Phase slope across frequency: $\Delta\phi(f) = 2\pi f \Delta t$. Phase change per subcarrier: $2\pi \Delta f \Delta t = 2\pi \times 120 \times 10^3 \times 10^{-9} = 7.54 \times 10^{-4}$ rad $\approx 0.04°$. Across 1000 subcarriers: $0.754$ rad $\approx 43°$. The timing error manifests as a linear phase ramp across subcarriers, which can be estimated and removed.

For a filled virtual ULA, $\kappa \approx 1$ (DFT matrix is unitary). The question reduces to maximising the virtual aperture length $(N_t-1)N_rd + (N_r-1)d$ subject to $N_t + N_r = N$. The aperture is $(N_tN_r - 1)d$, maximised at $N_t = N_r = N/2$ by AM-GM.

Given $N$ element positions $\{p_1, \ldots, p_N\}$, find partition $\mathcal{T} \cup \mathcal{R} = \{1, \ldots, N\}$ minimising $\kappa(\mathbf{A}(\mathcal{T}, \mathcal{R}))$. This is NP-hard in general (related to minimum condition number column subset selection).

Start with all elements as Rx ($\mathcal{R} = \{1, \ldots, N\}$). Iteratively move the element to Tx that most reduces $\kappa$, stopping when $|\mathcal{T}| = N/2$. Complexity: $O(N^2)$ condition number evaluations, each $O(N_v^3)$ for small arrays. Total: $O(N^5)$ --- feasible for $N \leq 100$.

In the distributed case, $\boldsymbol{\kappa}_{ij}(f) = \kappa(f)(\hat{\mathbf{e}}_{\mathrm{tx},i} + \hat{\mathbf{e}}_{\mathrm{rx},j})$ depends on the direction to the target from each antenna. Since the antennas are at arbitrary positions, the resulting k-space samples are non-uniformly distributed --- unlike the co-located case where they lie on a regular grid.

Direct: $O(MQ)$. NUFFT: $O(Q\log Q + M)$. NUFFT is faster when $MQ > Q\log Q + M$, i.e., $M(Q - 1) > Q\log Q$, so $M > Q\log Q / (Q-1) \approx \log Q$. For $Q = 10^4$: $M > 13$. The NUFFT is faster for essentially all practical configurations.

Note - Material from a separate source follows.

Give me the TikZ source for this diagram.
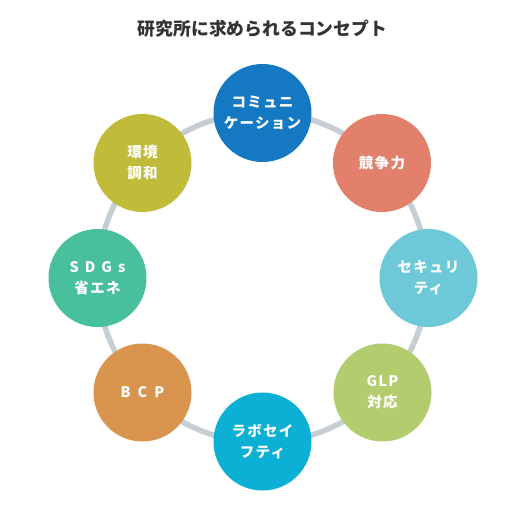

The NUFFT approximation error depends on the oversampling factor $\sigma$ and the kernel width $W$. Typical choices ($\sigma = 2$, $W = 6$) give relative error $< 10^{-6}$, which is negligible compared to measurement noise. However, the adjoint $\mathbf{A}^{H} \mathbf{y}$ must use the same NUFFT approximation to preserve the self-adjoint structure needed for iterative algorithms.